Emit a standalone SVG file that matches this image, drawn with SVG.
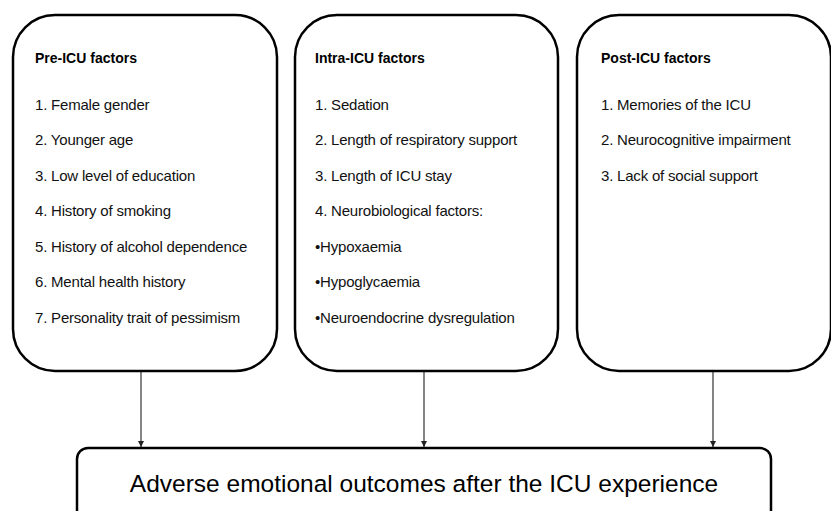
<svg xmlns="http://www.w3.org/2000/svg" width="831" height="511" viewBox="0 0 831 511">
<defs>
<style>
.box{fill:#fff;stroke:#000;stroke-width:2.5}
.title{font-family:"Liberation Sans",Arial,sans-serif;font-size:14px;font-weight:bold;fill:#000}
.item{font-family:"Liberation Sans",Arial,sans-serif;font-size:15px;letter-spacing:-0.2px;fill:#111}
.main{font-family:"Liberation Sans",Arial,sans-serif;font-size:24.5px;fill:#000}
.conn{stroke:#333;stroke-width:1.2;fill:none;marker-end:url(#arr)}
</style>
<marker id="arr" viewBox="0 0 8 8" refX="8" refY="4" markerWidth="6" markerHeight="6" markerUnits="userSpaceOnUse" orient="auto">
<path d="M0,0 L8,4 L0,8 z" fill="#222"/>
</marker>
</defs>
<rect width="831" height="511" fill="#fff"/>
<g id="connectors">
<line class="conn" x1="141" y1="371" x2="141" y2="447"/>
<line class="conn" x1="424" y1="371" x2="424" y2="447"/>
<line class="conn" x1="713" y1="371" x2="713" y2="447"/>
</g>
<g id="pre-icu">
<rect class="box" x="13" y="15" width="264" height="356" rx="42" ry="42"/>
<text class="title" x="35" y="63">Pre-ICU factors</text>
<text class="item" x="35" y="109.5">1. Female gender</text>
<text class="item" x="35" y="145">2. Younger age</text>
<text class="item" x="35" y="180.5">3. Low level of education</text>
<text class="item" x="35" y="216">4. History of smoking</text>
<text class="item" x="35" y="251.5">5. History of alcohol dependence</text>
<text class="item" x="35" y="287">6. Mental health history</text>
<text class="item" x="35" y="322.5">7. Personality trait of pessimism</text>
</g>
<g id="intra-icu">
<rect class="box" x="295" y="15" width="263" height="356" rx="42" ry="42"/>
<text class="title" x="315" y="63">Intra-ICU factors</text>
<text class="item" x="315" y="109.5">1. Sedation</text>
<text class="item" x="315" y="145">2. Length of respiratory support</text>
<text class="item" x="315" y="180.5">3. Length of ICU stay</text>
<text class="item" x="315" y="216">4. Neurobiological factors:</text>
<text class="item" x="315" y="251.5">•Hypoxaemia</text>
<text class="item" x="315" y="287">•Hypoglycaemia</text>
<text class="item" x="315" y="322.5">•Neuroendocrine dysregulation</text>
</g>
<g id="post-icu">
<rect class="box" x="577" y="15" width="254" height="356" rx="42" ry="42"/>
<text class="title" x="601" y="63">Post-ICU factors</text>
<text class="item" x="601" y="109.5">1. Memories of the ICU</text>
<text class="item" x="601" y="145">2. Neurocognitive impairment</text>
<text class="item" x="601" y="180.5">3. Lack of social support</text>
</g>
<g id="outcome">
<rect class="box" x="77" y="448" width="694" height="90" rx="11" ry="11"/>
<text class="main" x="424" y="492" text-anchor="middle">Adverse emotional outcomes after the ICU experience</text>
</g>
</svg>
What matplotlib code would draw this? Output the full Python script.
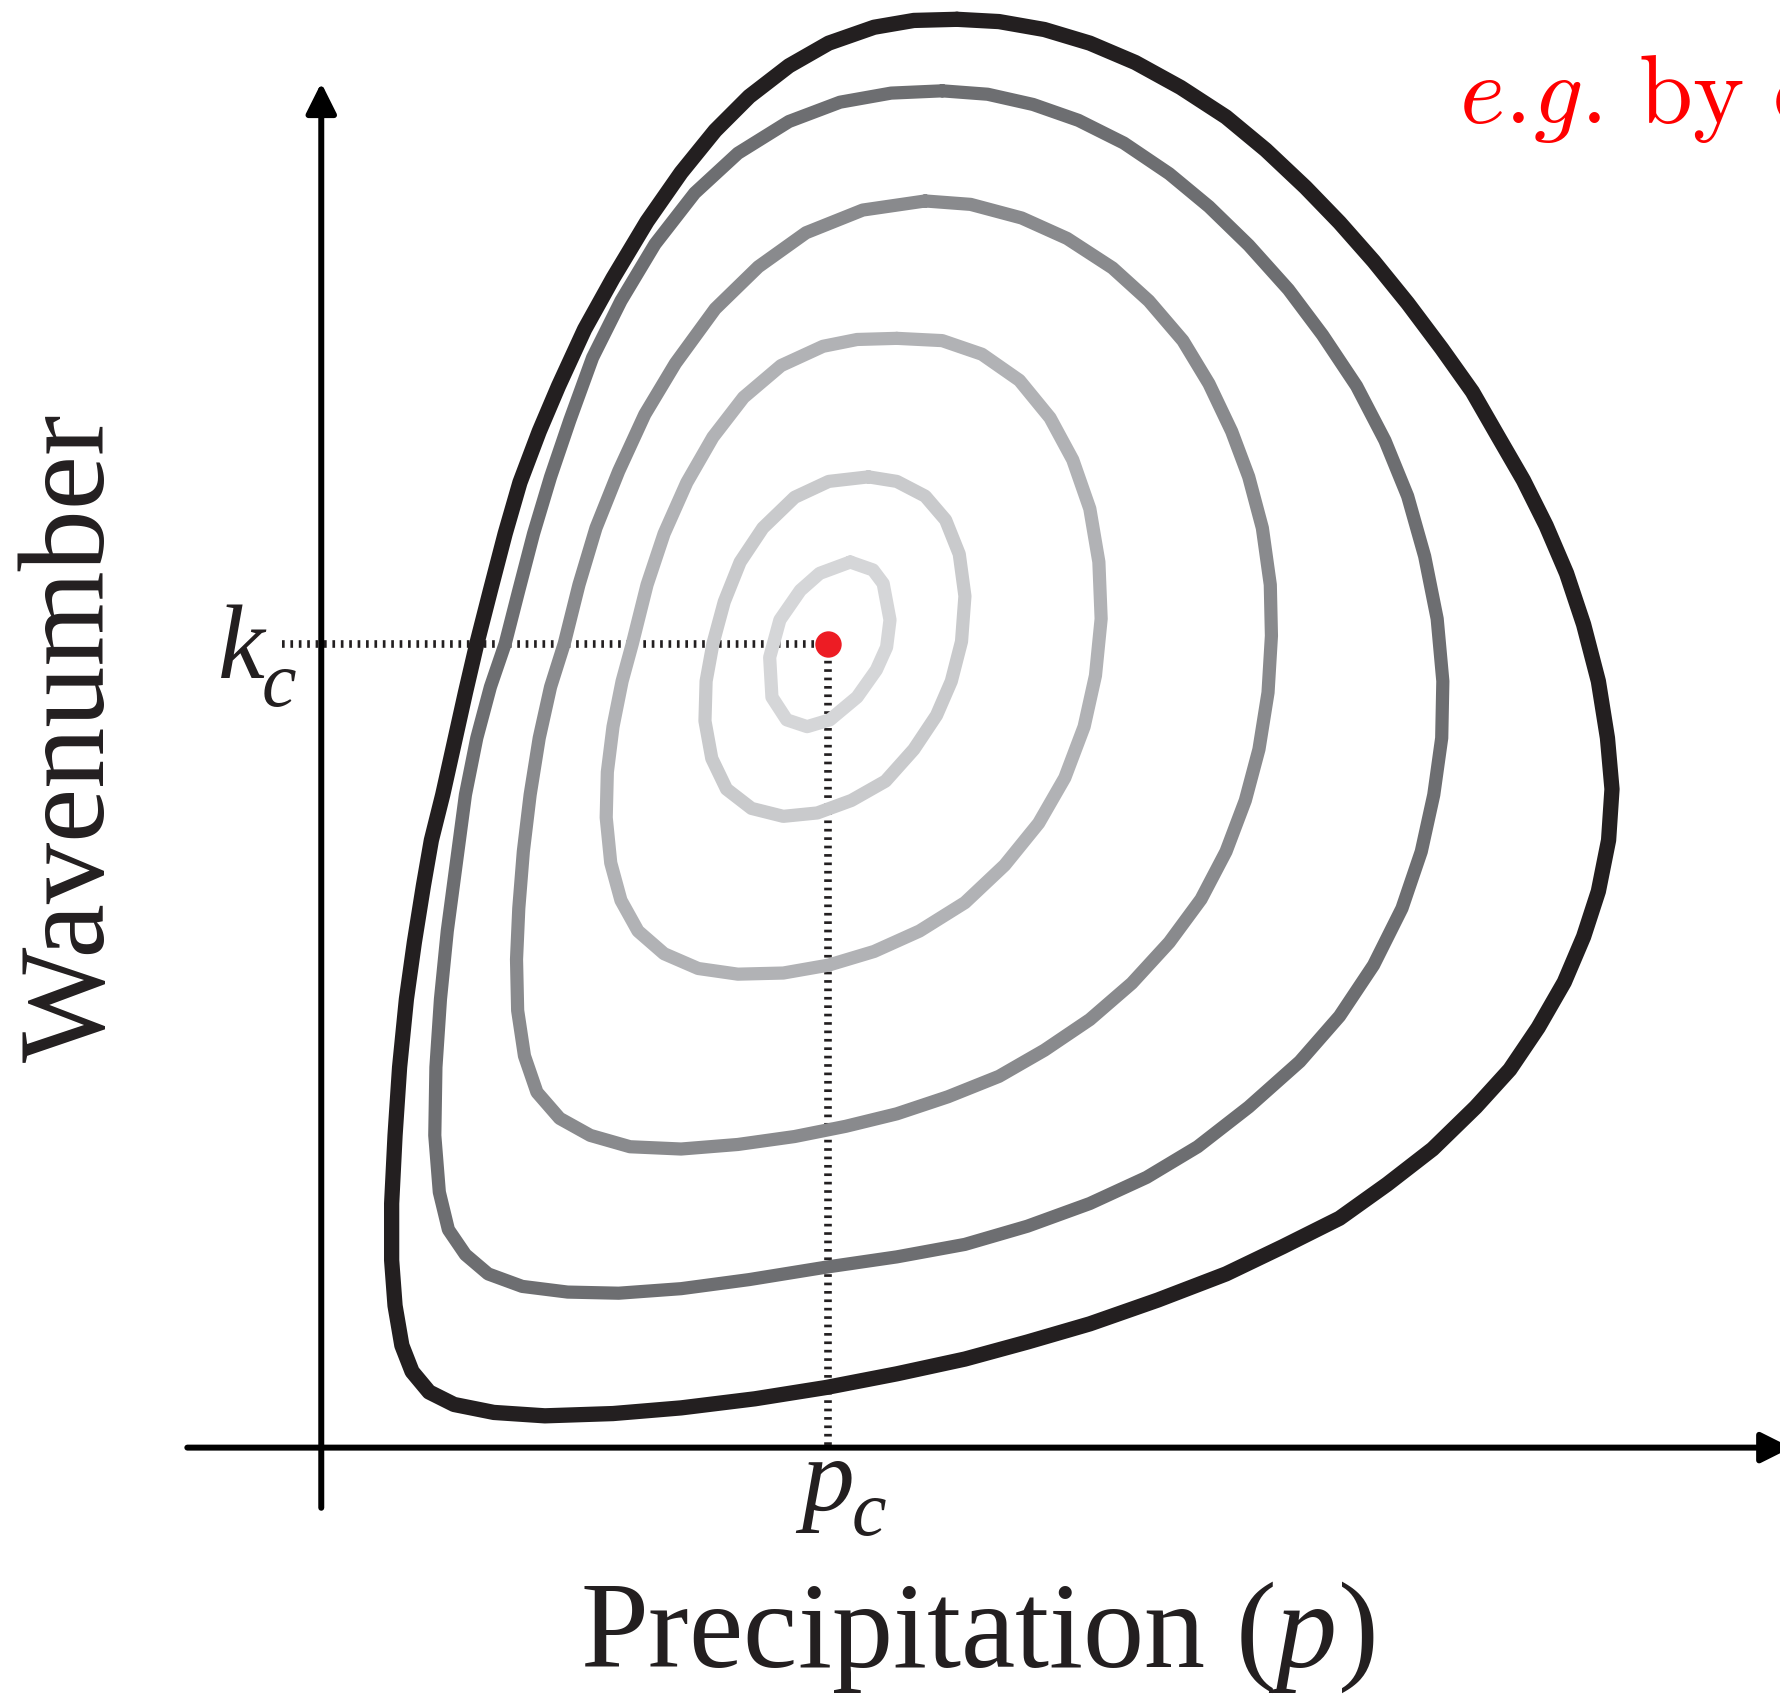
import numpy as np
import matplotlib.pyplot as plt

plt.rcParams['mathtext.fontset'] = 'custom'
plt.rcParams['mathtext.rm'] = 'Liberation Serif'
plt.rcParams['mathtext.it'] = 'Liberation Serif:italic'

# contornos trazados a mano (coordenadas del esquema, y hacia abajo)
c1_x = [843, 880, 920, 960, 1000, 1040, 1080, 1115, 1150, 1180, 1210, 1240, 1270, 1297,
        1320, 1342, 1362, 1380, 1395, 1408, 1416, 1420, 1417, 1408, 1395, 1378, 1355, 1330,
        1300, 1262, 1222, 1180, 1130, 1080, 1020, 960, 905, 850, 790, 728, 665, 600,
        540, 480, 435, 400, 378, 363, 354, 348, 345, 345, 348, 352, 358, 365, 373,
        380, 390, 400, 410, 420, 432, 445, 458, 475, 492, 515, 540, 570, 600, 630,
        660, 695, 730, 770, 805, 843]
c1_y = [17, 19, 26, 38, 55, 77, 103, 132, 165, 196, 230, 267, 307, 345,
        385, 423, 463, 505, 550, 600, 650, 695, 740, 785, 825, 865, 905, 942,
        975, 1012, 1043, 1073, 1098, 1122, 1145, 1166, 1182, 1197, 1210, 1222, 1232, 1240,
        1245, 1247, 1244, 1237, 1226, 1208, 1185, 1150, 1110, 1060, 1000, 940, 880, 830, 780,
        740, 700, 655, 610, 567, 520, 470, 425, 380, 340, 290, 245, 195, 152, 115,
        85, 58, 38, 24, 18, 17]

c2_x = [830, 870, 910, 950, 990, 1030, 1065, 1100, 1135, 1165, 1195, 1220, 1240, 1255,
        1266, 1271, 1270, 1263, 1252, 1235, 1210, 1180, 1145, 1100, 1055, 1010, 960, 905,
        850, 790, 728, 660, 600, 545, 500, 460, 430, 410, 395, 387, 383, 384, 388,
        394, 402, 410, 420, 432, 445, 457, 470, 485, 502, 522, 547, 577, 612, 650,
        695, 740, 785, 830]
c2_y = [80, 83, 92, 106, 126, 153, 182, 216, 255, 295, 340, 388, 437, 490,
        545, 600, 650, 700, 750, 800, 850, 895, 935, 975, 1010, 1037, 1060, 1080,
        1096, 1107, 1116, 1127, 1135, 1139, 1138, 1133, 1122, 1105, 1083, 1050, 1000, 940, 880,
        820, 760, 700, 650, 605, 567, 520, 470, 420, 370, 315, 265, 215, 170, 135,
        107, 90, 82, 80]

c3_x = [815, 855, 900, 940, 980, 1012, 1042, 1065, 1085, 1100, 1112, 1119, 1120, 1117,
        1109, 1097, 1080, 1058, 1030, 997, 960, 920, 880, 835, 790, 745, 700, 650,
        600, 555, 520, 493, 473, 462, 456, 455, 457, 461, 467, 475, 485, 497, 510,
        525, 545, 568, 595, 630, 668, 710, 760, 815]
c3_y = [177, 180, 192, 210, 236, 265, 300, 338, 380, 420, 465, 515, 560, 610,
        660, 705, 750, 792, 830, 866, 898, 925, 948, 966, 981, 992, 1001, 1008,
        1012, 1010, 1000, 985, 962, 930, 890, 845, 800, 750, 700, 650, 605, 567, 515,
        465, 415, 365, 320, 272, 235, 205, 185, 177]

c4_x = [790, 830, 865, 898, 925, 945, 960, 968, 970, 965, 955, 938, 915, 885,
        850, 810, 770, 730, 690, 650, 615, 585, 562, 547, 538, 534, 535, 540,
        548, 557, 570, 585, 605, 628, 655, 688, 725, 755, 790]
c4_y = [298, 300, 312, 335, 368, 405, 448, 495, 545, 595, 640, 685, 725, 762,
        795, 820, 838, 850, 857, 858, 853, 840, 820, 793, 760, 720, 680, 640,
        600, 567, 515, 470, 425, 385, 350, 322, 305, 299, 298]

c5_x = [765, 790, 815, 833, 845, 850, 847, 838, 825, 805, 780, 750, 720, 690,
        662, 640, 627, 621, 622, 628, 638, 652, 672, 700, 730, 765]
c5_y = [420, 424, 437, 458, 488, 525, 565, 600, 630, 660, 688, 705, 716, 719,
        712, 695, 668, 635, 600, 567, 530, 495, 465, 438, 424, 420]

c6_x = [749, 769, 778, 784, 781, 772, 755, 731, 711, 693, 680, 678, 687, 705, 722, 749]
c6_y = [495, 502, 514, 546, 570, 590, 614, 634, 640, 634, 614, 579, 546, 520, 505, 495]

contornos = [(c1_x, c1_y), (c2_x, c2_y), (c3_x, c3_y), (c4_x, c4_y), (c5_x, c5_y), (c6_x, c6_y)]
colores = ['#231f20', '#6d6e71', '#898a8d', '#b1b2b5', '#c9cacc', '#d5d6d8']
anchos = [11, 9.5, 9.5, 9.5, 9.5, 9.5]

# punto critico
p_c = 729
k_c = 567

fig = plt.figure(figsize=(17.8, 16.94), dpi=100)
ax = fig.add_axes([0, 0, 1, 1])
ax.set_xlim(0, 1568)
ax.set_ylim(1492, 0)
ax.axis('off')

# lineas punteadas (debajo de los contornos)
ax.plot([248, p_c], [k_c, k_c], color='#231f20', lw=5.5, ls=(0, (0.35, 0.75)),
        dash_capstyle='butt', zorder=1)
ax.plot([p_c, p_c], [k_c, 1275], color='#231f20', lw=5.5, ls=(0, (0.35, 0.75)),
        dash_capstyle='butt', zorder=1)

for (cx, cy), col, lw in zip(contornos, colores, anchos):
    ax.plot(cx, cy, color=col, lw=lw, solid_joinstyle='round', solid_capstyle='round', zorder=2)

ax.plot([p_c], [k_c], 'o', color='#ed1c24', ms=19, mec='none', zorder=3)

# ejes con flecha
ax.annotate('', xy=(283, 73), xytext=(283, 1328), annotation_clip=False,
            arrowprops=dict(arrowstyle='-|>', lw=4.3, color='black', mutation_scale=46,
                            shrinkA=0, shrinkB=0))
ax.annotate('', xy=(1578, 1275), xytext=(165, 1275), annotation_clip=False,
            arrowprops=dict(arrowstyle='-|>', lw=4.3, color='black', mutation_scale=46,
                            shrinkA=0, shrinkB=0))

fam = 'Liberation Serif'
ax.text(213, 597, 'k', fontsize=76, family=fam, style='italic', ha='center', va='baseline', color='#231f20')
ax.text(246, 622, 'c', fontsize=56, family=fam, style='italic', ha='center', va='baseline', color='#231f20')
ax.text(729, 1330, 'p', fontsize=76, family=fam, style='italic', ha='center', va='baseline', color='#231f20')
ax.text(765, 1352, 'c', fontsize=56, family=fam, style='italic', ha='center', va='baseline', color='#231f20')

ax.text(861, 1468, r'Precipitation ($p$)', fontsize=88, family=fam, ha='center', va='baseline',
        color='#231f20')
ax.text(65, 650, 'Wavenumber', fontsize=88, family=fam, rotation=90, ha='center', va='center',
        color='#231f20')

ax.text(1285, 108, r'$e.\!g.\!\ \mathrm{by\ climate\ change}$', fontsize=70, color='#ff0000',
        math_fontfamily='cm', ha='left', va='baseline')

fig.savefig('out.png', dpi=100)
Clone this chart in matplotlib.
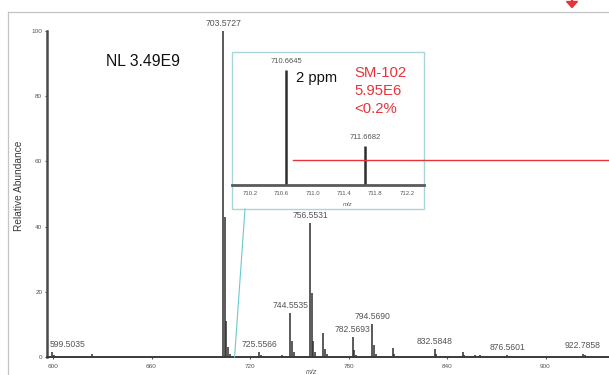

========

* [Work to complete]: From the entries above, pull out each line that includes "this".

* [Exercise solution]:
Emit a standalone SVG file that matches this image, drawn with SVG.
What matplotlib code would draw this? Output the full Python script.
Clone this chart in matplotlib.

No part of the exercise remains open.